Count the Editorial Board among those calling for putting the brakes on this troubling quickie deal. The Board has long opposed turning Miami-Dade into a Las Vegas-style destination — and we continue to do so. Gambling, indeed, can transform communities — often for the worse. Miami-Dade is a progressive community of great accomplishment, but one, too, that already is a magnet for too many dangerous and illicit activities. Casinos won’t help.
Here’s the deal: The House has proposed the expansion of gambling in South Florida by allowing a new casino to open in Miami-Dade — as long as it is five miles away from an existing parimutuel and chosen by competitive bid. The casino can have 1,500 slot machines and a card room.
There are other requirements. Unfortunately, voter approval doesn’t seem to be part of the equation.
Two possible sites have been identified: Genting, a Malaysian company, has said it wants to build a full casino and resort on the former bayfront site of the Miami Herald building, and the iconic Fontainebleau Miami Beach is another likely competitor for the slots license.
The House would also permit the Seminole Tribe to add craps and roulette at all seven of its casinos and allow greyhound tracks and Calder Race Course — now operating its horse races as Gulfstream Park West — to end live racing, with the approval of voters.

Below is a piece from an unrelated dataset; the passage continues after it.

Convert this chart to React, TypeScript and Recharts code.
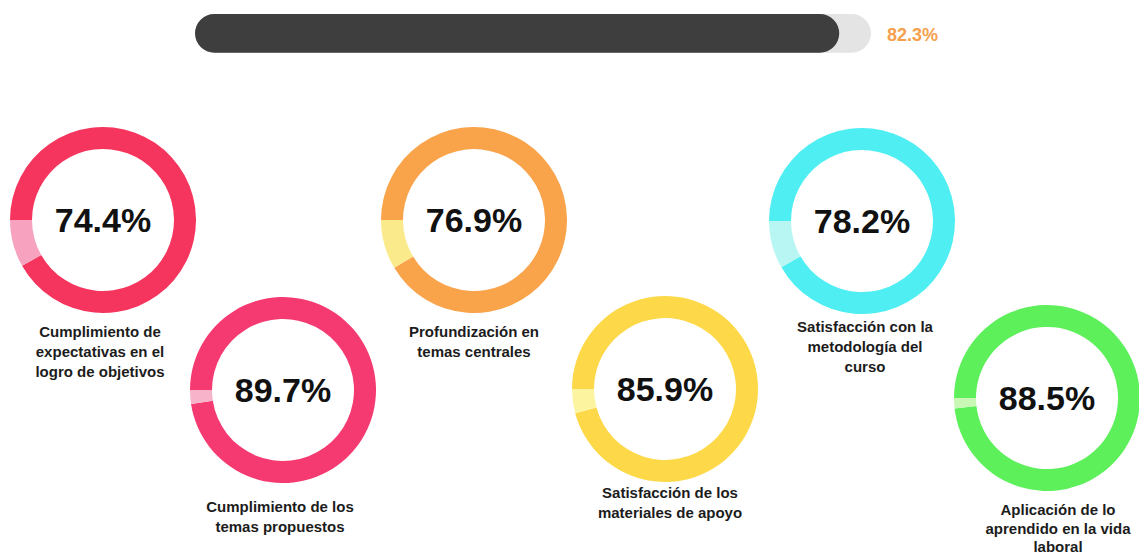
import React from 'react';
import { PieChart, Pie, Cell, BarChart, Bar, XAxis, YAxis } from 'recharts';

// top progress bar
const overallLabel = '82.3%';
const overallFill = 95.3; // visible share of the track that is dark

// donuts
const labels = [
    ['Cumplimiento de', 'expectativas en el', 'logro de objetivos'],
    ['Cumplimiento de los', 'temas propuestos'],
    ['Profundización en', 'temas centrales'],
    ['Satisfacción de los', 'materiales de apoyo'],
    ['Satisfacción con la', 'metodología del', 'curso'],
    ['Aplicación de lo', 'aprendido en la vida', 'laboral'],
];
const percentLabels = ['74.4%', '89.7%', '76.9%', '85.9%', '78.2%', '88.5%'];
const ringGap = [8.2, 2.4, 8.6, 4.2, 8.3, 1.8]; // light segment
const mainColors = ['#F5355E', '#F53A72', '#F9A34B', '#FDD848', '#4FEEF3', '#5DF05B'];
const lightColors = ['#F7A3C0', '#F7B3C9', '#FBEA8C', '#FDF4A0', '#B8F6F3', '#C9F8B6'];

const centers = [
    [103, 220], [283, 390], [474, 220], [665, 389], [862, 221], [1047, 398],
];
const labelPos = [
    [100, 322], [280, 497], [474, 322], [670, 483], [865, 317], [1058, 501],
];

const FONT = '"Liberation Sans", Arial, sans-serif';

export default function App() {
    const barData = [{ name: 'total', value: overallFill }];
    return (
        <div style={{ position: 'absolute', left: 0, top: 0, width: 1139, height: 555, background: '#fff', overflow: 'hidden', fontFamily: FONT }}>
            <div style={{ position: 'absolute', left: 195, top: 12 }}>
                <BarChart width={676} height={43} data={barData} layout="vertical" margin={{ top: 0, right: 0, left: 0, bottom: 0 }}>
                    <XAxis type="number" domain={[0, 100]} hide />
                    <YAxis type="category" dataKey="name" hide />
                    <Bar
                        dataKey="value"
                        fill="#3e3e3e"
                        barSize={43}
                        radius={21.5}
                        background={{ fill: '#e4e4e4', radius: 21.5 }}
                        isAnimationActive={false}
                    />
                </BarChart>
            </div>
            <div style={{ position: 'absolute', left: 887, top: 25, fontSize: 18, fontWeight: 'bold', color: '#F4A04C' }}>
                {overallLabel}
            </div>

            <div style={{ position: 'absolute', left: 0, top: 0 }}>
                <PieChart width={1139} height={555} margin={{ top: 0, right: 0, left: 0, bottom: 0 }}>
                    {percentLabels.map((p, i) => (
                        <Pie
                            key={p}
                            data={[{ name: 'fill', value: 100 - ringGap[i] }, { name: 'gap', value: ringGap[i] }]}
                            dataKey="value"
                            cx={centers[i][0]}
                            cy={centers[i][1]}
                            innerRadius={71}
                            outerRadius={93}
                            startAngle={180}
                            endAngle={-180}
                            stroke="none"
                            isAnimationActive={false}
                        >
                            <Cell fill={mainColors[i]} />
                            <Cell fill={lightColors[i]} />
                        </Pie>
                    ))}
                </PieChart>
            </div>

            {percentLabels.map((p, i) => (
                <div
                    key={p}
                    style={{
                        position: 'absolute',
                        left: centers[i][0] - 70,
                        top: centers[i][1] - 20,
                        width: 140,
                        height: 40,
                        lineHeight: '40px',
                        textAlign: 'center',
                        fontSize: 34,
                        fontWeight: 'bold',
                        color: '#111',
                    }}
                >
                    {p}
                </div>
            ))}

            {labels.map((lines, i) => (
                <div
                    key={i}
                    style={{
                        position: 'absolute',
                        left: labelPos[i][0] - 100,
                        top: labelPos[i][1],
                        width: 200,
                        textAlign: 'center',
                        fontSize: 15,
                        lineHeight: i === 5 ? '18.5px' : '20px',
                        fontWeight: 'bold',
                        color: '#1c1c1c',
                    }}
                >
                    {lines.map((l) => (
                        <div key={l}>{l}</div>
                    ))}
                </div>
            ))}
        </div>
    );
}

Among the opponents of the deal is Armando Codina, one of Miami’s most prominent developers, who told Herald/Times reporter Mary Ellen Klas that he was surprised by the sudden legislative sprint. Codina, chairman of Codina Partners, LLC, a real estate investment and development firm based in Coral Gables, has long been a critic of expanded gambling in the county.
“I’m well-informed, but this surprised me how it was snuck in without any public debate,” said Codina.
He added that while the new gambling revenue would flow to the state and county, it will cost Miami-Dade dearly, leaving the community with the kind of infrastructure and social problems that it is already hard-pressed to handle. We agree.
The matter will be up of discussion again on Thursday in Tallahassee.
There need to be enough lawmakers who come to their senses and put a stop to this rush to the casino table.